DIRECTIONS: Leave out the pictures, and retype only the lines from the beginning of the material through the line that contains "ctx.stroke();", including both.

DATASET EXTRACT:
^^^^
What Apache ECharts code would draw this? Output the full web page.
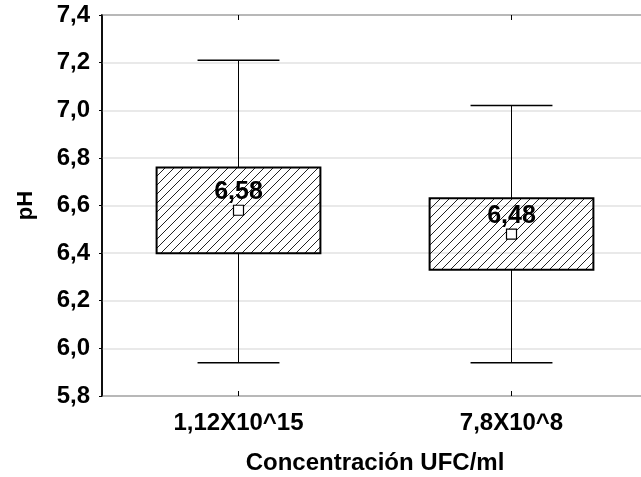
<!DOCTYPE html>
<html>
<head>
<meta charset="utf-8">
<script src="https://cdn.jsdelivr.net/npm/echarts@6/dist/echarts.min.js"></script>
<style>
  html, body { margin: 0; padding: 0; background: #fff; }
  #main { width: 641px; height: 477px; }
</style>
</head>
<body>
<div id="main"></div>
<script>
// datos
var categorias = ['1,12X10^15', '7,8X10^8'];
var minimos = [5.94, 5.94];
var cajaInf = [6.40, 6.33];   // media - DE
var cajaSup = [6.76, 6.63];   // media + DE
var maximos = [7.21, 7.02];
var medias = [6.58, 6.48];
var ticksY = [5.8, 6.0, 6.2, 6.4, 6.6, 6.8, 7.0, 7.2, 7.4];

var chart = echarts.init(document.getElementById('main'));

// patron rayado (////)
var hatch = document.createElement('canvas');
hatch.width = 9;
hatch.height = 9;
var ctx = hatch.getContext('2d');
ctx.strokeStyle = '#222';
ctx.lineWidth = 1;
ctx.beginPath();
ctx.moveTo(0, 9); ctx.lineTo(9, 0);
ctx.moveTo(-1, 1); ctx.lineTo(1, -1);
ctx.moveTo(8, 10); ctx.lineTo(10, 8);
ctx.stroke();

var datos = [];
for (var i = 0; i < categorias.length; i++) {
    datos.push([i, minimos[i], cajaInf[i], cajaSup[i], maximos[i], medias[i]]);
}

var fuente = 'Liberation Sans, Arial, sans-serif';

function renderCaja(params, api) {
    var ci = api.value(0);
    var banda = api.size([1, 0])[0];
    var anchoCaja = banda * 0.6;
    var anchoTope = banda * 0.3;
    var pMin = api.coord([ci, api.value(1)]);
    var pQ1 = api.coord([ci, api.value(2)]);
    var pQ3 = api.coord([ci, api.value(3)]);
    var pMax = api.coord([ci, api.value(4)]);
    var pMed = api.coord([ci, api.value(5)]);
    var x = pMin[0];
    var linea = { stroke: '#000', lineWidth: 1 };
    var etiqueta = api.value(5).toFixed(2).replace('.', ',');
    return {
        type: 'group',
        children: [
            { type: 'line', shape: { x1: x, y1: pMax[1], x2: x, y2: pQ3[1] }, style: linea },
            { type: 'line', shape: { x1: x, y1: pMin[1], x2: x, y2: pQ1[1] }, style: linea },
            { type: 'line', shape: { x1: x - anchoTope / 2, y1: pMax[1], x2: x + anchoTope / 2, y2: pMax[1] }, style: { stroke: '#000', lineWidth: 1.5 } },
            { type: 'line', shape: { x1: x - anchoTope / 2, y1: pMin[1], x2: x + anchoTope / 2, y2: pMin[1] }, style: { stroke: '#000', lineWidth: 1.5 } },
            {
                type: 'rect',
                shape: { x: x - anchoCaja / 2, y: pQ3[1], width: anchoCaja, height: pQ1[1] - pQ3[1] },
                style: { fill: { image: hatch, repeat: 'repeat' }, stroke: '#000', lineWidth: 2 }
            },
            {
                type: 'rect',
                shape: { x: pMed[0] - 5, y: pMed[1] - 5, width: 10, height: 10 },
                style: { fill: '#fff', stroke: '#000', lineWidth: 1.2 }
            },
            {
                type: 'text',
                style: {
                    text: etiqueta, x: x, y: pMed[1] - 18,
                    align: 'center', verticalAlign: 'middle',
                    fontFamily: fuente, fontWeight: 'bold', fontSize: 25, fill: '#000'
                }
            }
        ]
    };
}

var option = {
    backgroundColor: '#fff',
    animation: false,
    grid: {
        left: 102, top: 15, right: -7, bottom: 81,
        show: true, borderColor: '#000', borderWidth: 1.5,
        outerBoundsMode: 'none'
    },
    xAxis: [{
        type: 'category',
        data: categorias,
        name: 'Concentración UFC/ml',
        nameLocation: 'middle',
        nameGap: 55,
        nameTextStyle: { fontFamily: fuente, fontWeight: 'bold', fontSize: 24, color: '#000' },
        axisLine: { show: false },
        axisTick: { show: true, inside: true, alignWithLabel: true, length: 5, lineStyle: { color: '#000' } },
        axisLabel: { margin: 15, fontFamily: fuente, fontWeight: 'bold', fontSize: 24, color: '#000' },
        splitLine: { show: false }
    }, {
        type: 'category',
        data: categorias,
        position: 'top',
        axisLine: { show: false },
        axisTick: { show: true, inside: true, alignWithLabel: true, length: 5, lineStyle: { color: '#000' } },
        axisLabel: { show: false },
        splitLine: { show: false }
    }],
    yAxis: {
        type: 'value',
        min: ticksY[0],
        max: ticksY[ticksY.length - 1],
        interval: 0.2,
        name: 'pH',
        nameLocation: 'middle',
        nameGap: 65,
        nameTextStyle: { fontFamily: fuente, fontWeight: 'bold', fontSize: 22, color: '#000' },
        axisLine: { show: true, lineStyle: { color: '#000', width: 1.5 } },
        axisTick: { show: true, length: 3, lineStyle: { color: '#000' } },
        axisLabel: {
            margin: 12, fontFamily: fuente, fontWeight: 'bold', fontSize: 24, color: '#000',
            formatter: function (v) { return v.toFixed(1).replace('.', ','); }
        },
        splitLine: { show: true, lineStyle: { color: '#e2e2e2', width: 1.5 } }
    },
    series: [{
        type: 'custom',
        xAxisIndex: 0,
        renderItem: renderCaja,
        encode: { x: 0, y: [1, 2, 3, 4, 5] },
        data: datos
    }]
};

chart.setOption(option);
</script>
</body>
</html>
^^^^
REPLY:
What Apache ECharts code would draw this? Output the full web page.
<!DOCTYPE html>
<html>
<head>
<meta charset="utf-8">
<script src="https://cdn.jsdelivr.net/npm/echarts@6/dist/echarts.min.js"></script>
<style>
  html, body { margin: 0; padding: 0; background: #fff; }
  #main { width: 641px; height: 477px; }
</style>
</head>
<body>
<div id="main"></div>
<script>
// datos
var categorias = ['1,12X10^15', '7,8X10^8'];
var minimos = [5.94, 5.94];
var cajaInf = [6.40, 6.33];   // media - DE
var cajaSup = [6.76, 6.63];   // media + DE
var maximos = [7.21, 7.02];
var medias = [6.58, 6.48];
var ticksY = [5.8, 6.0, 6.2, 6.4, 6.6, 6.8, 7.0, 7.2, 7.4];

var chart = echarts.init(document.getElementById('main'));

// patron rayado (////)
var hatch = document.createElement('canvas');
hatch.width = 9;
hatch.height = 9;
var ctx = hatch.getContext('2d');
ctx.strokeStyle = '#222';
ctx.lineWidth = 1;
ctx.beginPath();
ctx.moveTo(0, 9); ctx.lineTo(9, 0);
ctx.moveTo(-1, 1); ctx.lineTo(1, -1);
ctx.moveTo(8, 10); ctx.lineTo(10, 8);
ctx.stroke();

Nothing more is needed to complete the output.